Constance Joannes Dickman Brescia
Constance Joannes was 16 years old when she had her first meeting with legendary modeling agent John Robert Powers in 1938. Powers saw potential in the dark-haired girl, but told her to come back when she finished high school. (Good for him, recognizing that brains shouldn’t take a back seat to beauty!) Connie did just that, leaving her hometown of Woodridge, New Jersey, for New York City in 1940.
“I went to work right then and there,” she says, “and worked continuously, modeling in print and television until I was in my mid-forties.”
Those of a certain age might remember Connie as the chic Avon Lady of the 1950s and 60s. (Who wouldn’t answer the door when she called?) She modeled for many of the biggest brands of the day: Ivory soap, Coty cosmetics, Ipana toothpaste, Bell Telephone and Rheingold beer. She even competed in the Miss Rheingold contest, but we’re positive she never got lit on the product, as the Anne Taintor design suggests (see below).
Throughout her long career, Connie appeared on a number of magazine covers, including McCall’s, Cosmopolitan and Redbook (where she was the cover girl eight times). One magazine cover she vividly remembers is True Romance; the image would later become a popular Anne Taintor design. Considered something of a titillating rag, True Romance was an unusual place for Connie’s wholesome face to appear. “The issue was on the newsstand when I was being introduced to my future in-laws,” she says, “and I was hoping they wouldn’t see it!”
Apparently, a scandal was averted, for Connie and her fiancé married in 1941. Emerson Dickman was a pitcher for the Boston Red Sox who matched his wife in enviable good looks; his teammates waggishly called him Robert Taylor, after the popular heartthrob actor. He and Connie had three children, Emerson, Robert and Connie; you can see six-month-old Bobby in the Ivory soap ad below. (“Tell everybody where you get that lovely complexion, Mommy!”)
Emerson left the Red Sox to join the Navy during World War II and spent much of his time putting cadets through his famously punishing physical drills, what he called his “Gene Tunney tactics.” After the war, he coached baseball at Princeton—taking the team to the Eastern Intercontinental Baseball League title for three consecutive years—then switched careers and was in radio/TV sales. He passed away in 1981.
After retiring from modeling, Connie put her good taste to use as an interior decorator; she owned two shops in northern New Jersey.
Years later, her daughter, Connie, was shopping at a Sparta gourmet and gift store called Garlic & Oil, when she spotted her mom smiling at her from a shelf. There was Connie, on Anne Taintor napkins! At the cash register, Connie told the shop owner that the woman on the napkins was her mother.
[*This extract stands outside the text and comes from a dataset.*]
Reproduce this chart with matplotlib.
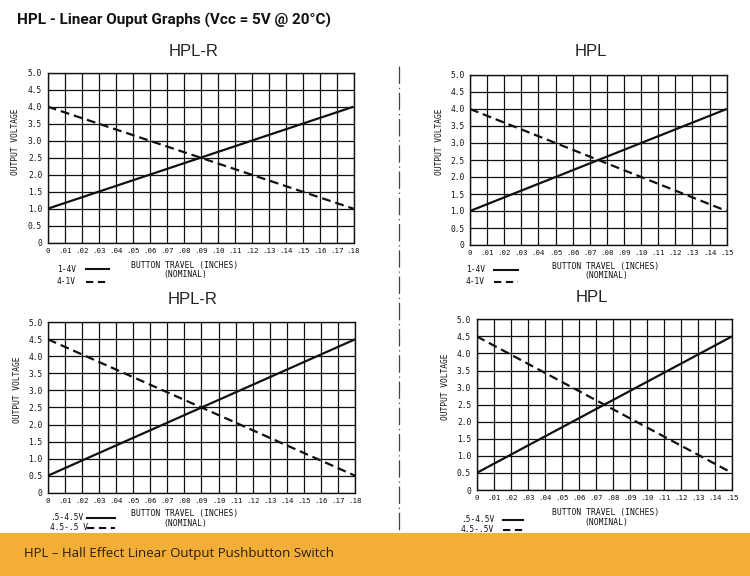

The owner replied that a lot of people thought the photos on Anne Taintor’s products remind them of their mothers, and Connie said, “No that really is my mom!”
In the late 1980s, Connie married Patrick Brescia, who has since passed away. She now splits her time between New Jersey and Florida. At 89, Connie is still as beautiful—and active—as ever. She paints, cooks (“loves to entertain!”), plays bridge and golf, and keeps up with seven grandchildren and ten great-grandchildren. She’s also somewhat hooked on technology, “I am addicted to my iPad,” she confesses. “My favorite game of the moment is Angry Birds.”